I also think that after mastering this for engineering that builds it, improves it, and maintains it — after getting that tight, virtuous feedback loop of “verifying that what I shipped is behaving the way I expected it to, nothing else looks weird,” and after successfully putting developers on call — the next frontier is exposing real production insights to engineering-adjacent teams. Support, customer service, product managers, and even business owners of those systems stand to gain from a deeper understanding of what’s happening with business-critical applications. Tools create silos — if your team uses one tool, and another team uses a different tool, you don’t share the same view of reality.

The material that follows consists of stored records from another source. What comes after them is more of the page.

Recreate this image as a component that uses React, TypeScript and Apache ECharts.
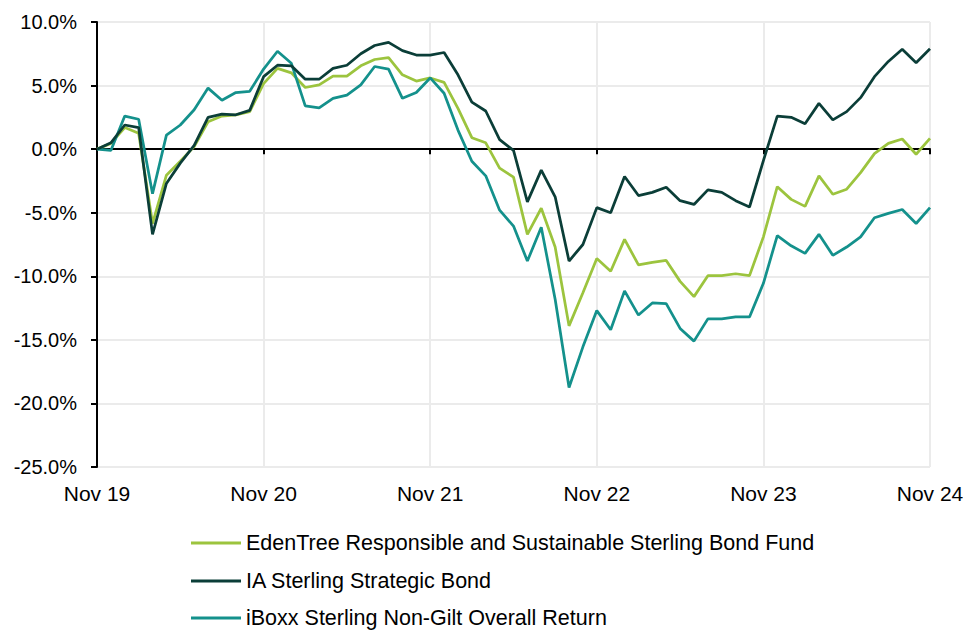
import React, { useEffect, useRef } from "react";
import * as echarts from "echarts";

const yearLabels: Record<number, string> = { 0: "Nov 19", 12: "Nov 20", 24: "Nov 21", 36: "Nov 22", 48: "Nov 23", 60: "Nov 24" };
const months: string[] = Array.from({ length: 61 }, (_, i) => yearLabels[i] ?? `m${i}`);

const seriesNames = [
  "EdenTree Responsible and Sustainable Sterling Bond Fund",
  "IA Sterling Strategic Bond",
  "iBoxx Sterling Non-Gilt Overall Return",
];

const edenTree = [
  0, 0.45, 1.7, 1.25, -5.85, -2.05, -0.95, 0.2, 2.15, 2.6, 2.7, 2.95,
  5.15, 6.35, 6.0, 4.85, 5.05, 5.75, 5.75, 6.55, 7.05, 7.2, 5.85, 5.35,
  5.6, 5.25, 3.2, 0.9, 0.5, -1.5, -2.2, -6.7, -4.65, -7.7, -13.9, -11.3,
  -8.6, -9.6, -7.1, -9.1, -8.9, -8.75, -10.4, -11.6, -9.95, -9.95, -9.8, -9.95,
  -6.9, -2.95, -3.95, -4.5, -2.1, -3.55, -3.15, -1.85, -0.35, 0.45, 0.8, -0.4,
  0.85,
];

const iaStrategic = [
  0, 0.5, 1.9, 1.7, -6.7, -2.7, -1.1, 0.3, 2.5, 2.75, 2.7, 3.05,
  5.7, 6.6, 6.55, 5.5, 5.5, 6.35, 6.6, 7.5, 8.15, 8.4, 7.75, 7.4,
  7.4, 7.6, 5.85, 3.7, 3.0, 0.75, -0.1, -4.15, -1.65, -3.75, -8.8, -7.5,
  -4.6, -5.0, -2.15, -3.65, -3.4, -3.0, -4.05, -4.35, -3.2, -3.4, -4.05, -4.55,
  -0.9, 2.6, 2.5, 2.0, 3.6, 2.3, 2.95, 4.05, 5.7, 6.9, 7.85, 6.8,
  7.9,
];

const iBoxx = [
  0, -0.1, 2.6, 2.35, -3.5, 1.1, 1.9, 3.1, 4.8, 3.85, 4.45, 4.55,
  6.3, 7.7, 6.75, 3.4, 3.25, 4.0, 4.25, 5.05, 6.5, 6.3, 4.0, 4.45,
  5.6, 4.4, 1.5, -0.95, -2.1, -4.8, -6.05, -8.8, -6.15, -11.8, -18.75, -15.55,
  -12.7, -14.2, -11.15, -13.05, -12.1, -12.15, -14.1, -15.1, -13.35, -13.35, -13.2, -13.2,
  -10.55, -6.8, -7.6, -8.2, -6.7, -8.35, -7.7, -6.9, -5.4, -5.05, -4.75, -5.85,
  -4.6,
];

const colors = ["#9cc43e", "#0b3e38", "#14918c"];
const FONT = "'Liberation Sans', Arial, sans-serif";
const legendTops = [527, 565, 602];

export default function App() {
  const ref = useRef<HTMLDivElement>(null);
  useEffect(() => {
    if (!ref.current) return;
    const chart = echarts.init(ref.current, undefined, { renderer: "svg" });
    const values = [edenTree, iaStrategic, iBoxx];
    chart.setOption({
      animation: false,
      color: colors,
      textStyle: { fontFamily: FONT },
      grid: { left: 97, right: 33, top: 22, bottom: 163, containLabel: false, outerBoundsMode: "none" },
      legend: seriesNames.map((name, k) => ({
        orient: "horizontal",
        left: 186,
        top: legendTops[k],
        itemWidth: 50,
        itemHeight: 3,
        icon: "rect",
        textStyle: { fontSize: 21.5, color: "#000", fontFamily: FONT },
        data: [name],
      })),
      xAxis: [
        {
          type: "category",
          data: months,
          boundaryGap: false,
          position: "bottom",
          axisLine: { show: false, onZero: false },
          axisTick: { show: false },
          axisLabel: {
            interval: 11,
            fontSize: 21,
            color: "#000",
            fontFamily: FONT,
            margin: 16,
            hideOverlap: false,
            formatter: (v: string) => (v.startsWith("m") ? "" : v),
          },
          splitLine: { show: true, interval: 11, lineStyle: { color: "#ebebeb", width: 2 } },
        },
        {
          type: "category",
          data: months,
          boundaryGap: false,
          position: "bottom",
          axisLine: { show: true, onZero: true, lineStyle: { color: "#000", width: 2 } },
          axisTick: { show: true, interval: 11, length: 5, lineStyle: { color: "#000", width: 2 } },
          axisLabel: { show: false },
          splitLine: { show: false },
        },
      ],
      yAxis: {
        type: "value",
        min: -25,
        max: 10,
        interval: 5,
        axisLine: { show: true, lineStyle: { color: "#000", width: 2 } },
        axisTick: { show: true, length: 6, lineStyle: { color: "#000", width: 2 } },
        axisLabel: {
          fontSize: 20,
          color: "#000",
          fontFamily: FONT,
          margin: 20,
          formatter: (v: number) => v.toFixed(1) + "%",
        },
        splitLine: { show: true, lineStyle: { color: "#ebebeb", width: 2 } },
      },
      series: seriesNames.map((name, k) => ({
        name,
        type: "line",
        xAxisIndex: 0,
        data: values[k],
        symbol: "none",
        lineStyle: { width: 2.75, color: colors[k] },
        itemStyle: { color: colors[k] },
        z: 3 + (k === 1 ? 1 : 0),
      })),
    });
    return () => chart.dispose();
  }, []);
  return <div ref={ref} style={{ width: 963, height: 630, position: "absolute", left: 0, top: 0 }} />;
}
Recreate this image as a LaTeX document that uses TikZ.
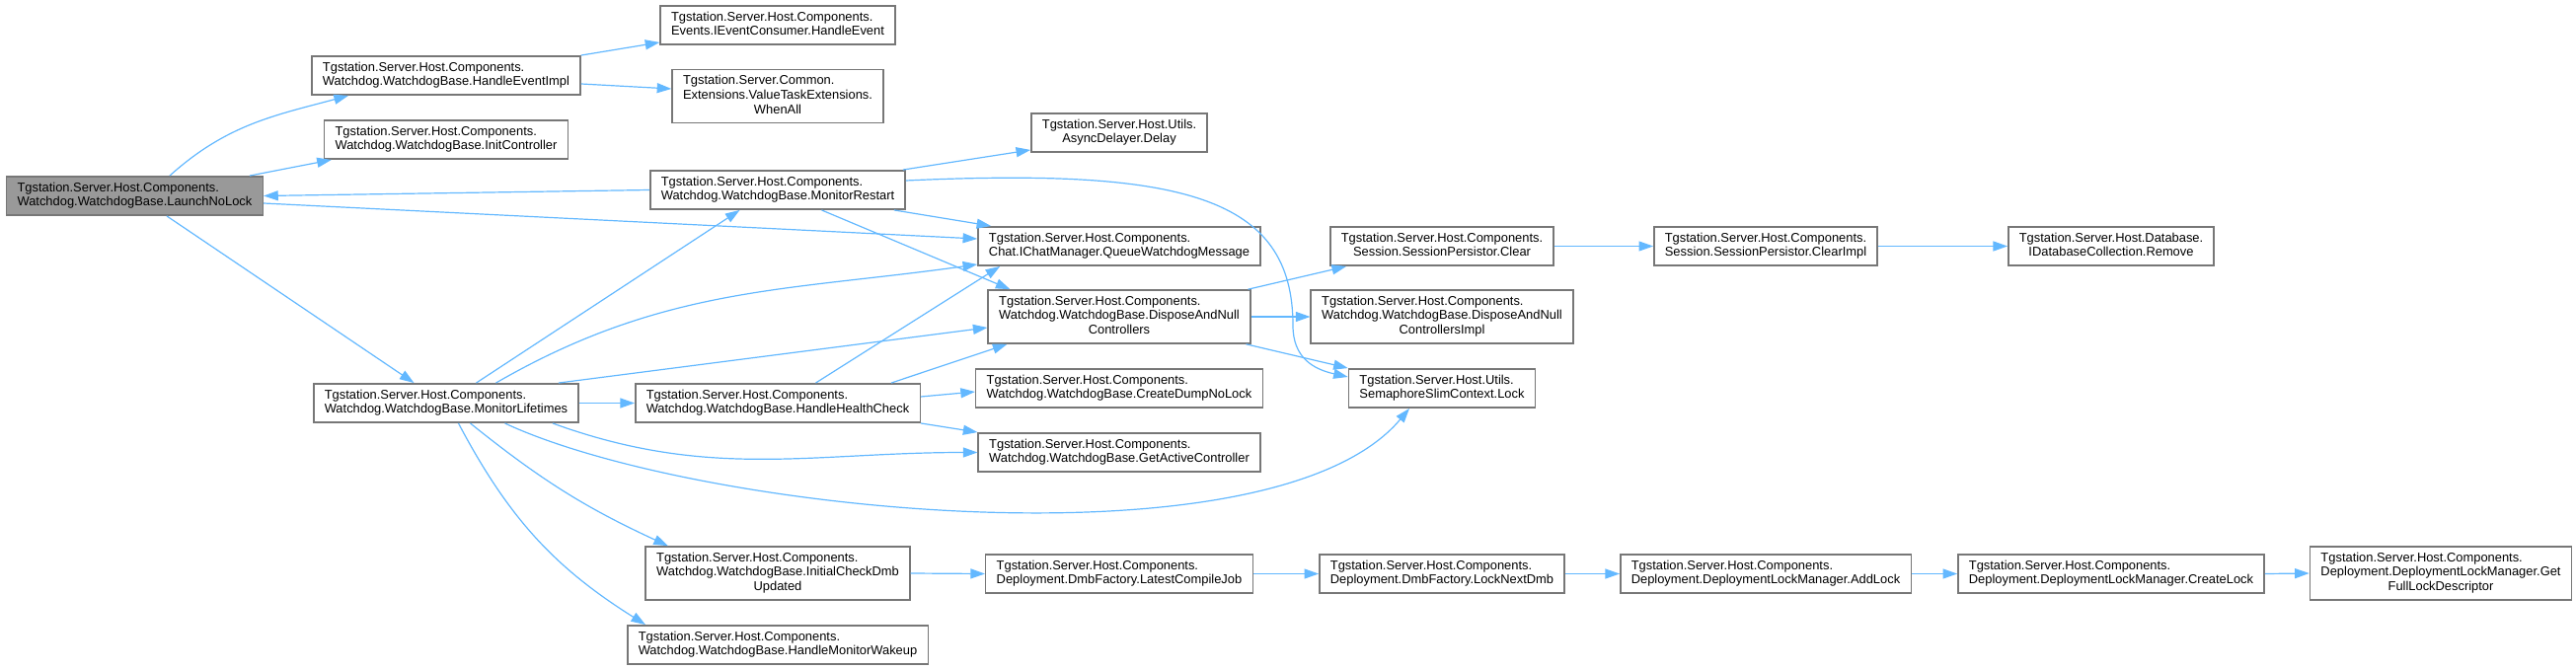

You will spend a lot of time disagreeing over what you deem reality before even getting to resolving the real issue.

We can empower other teams to do vast amounts of debugging and problem-solving without even involving the engineers. Imagine a templated set of questions for a support team to plug a user-ID into and check to see if the complaint matches a known bug or has already been fixed, or if the complaint is even real, before opening a ticket and escalating to engineers. Imagine all the time you spend on-call digging around in prod to answer questions for other people. Now imagine you don’t have to do any of that.

Everyone wins the closer they get to understanding production.

TLDR … It’s Still about the People.

This battle will be won by whoever can deliver the best end-user experience. As Mike Julian said in his Monitoring and Observability 2019 Predictions, history, social sharing, and learning from each other across disparate teams are necessary to make distributed systems understandable and tractable.

AI and ML are powerful (and possibly even dangerous) tools, but too many organizations are running the risk of putting the horse before the carriage. Any machine can detect a spike, but only a human can tell you if that spike was bad, good, desired, expected, scary. Only a human can derive meaning from numbers.

We believe in Allspaw’s declaration that debugging must forever be a human-centered process. Our aim should be to make it as pleasant and collaborative a process as possible.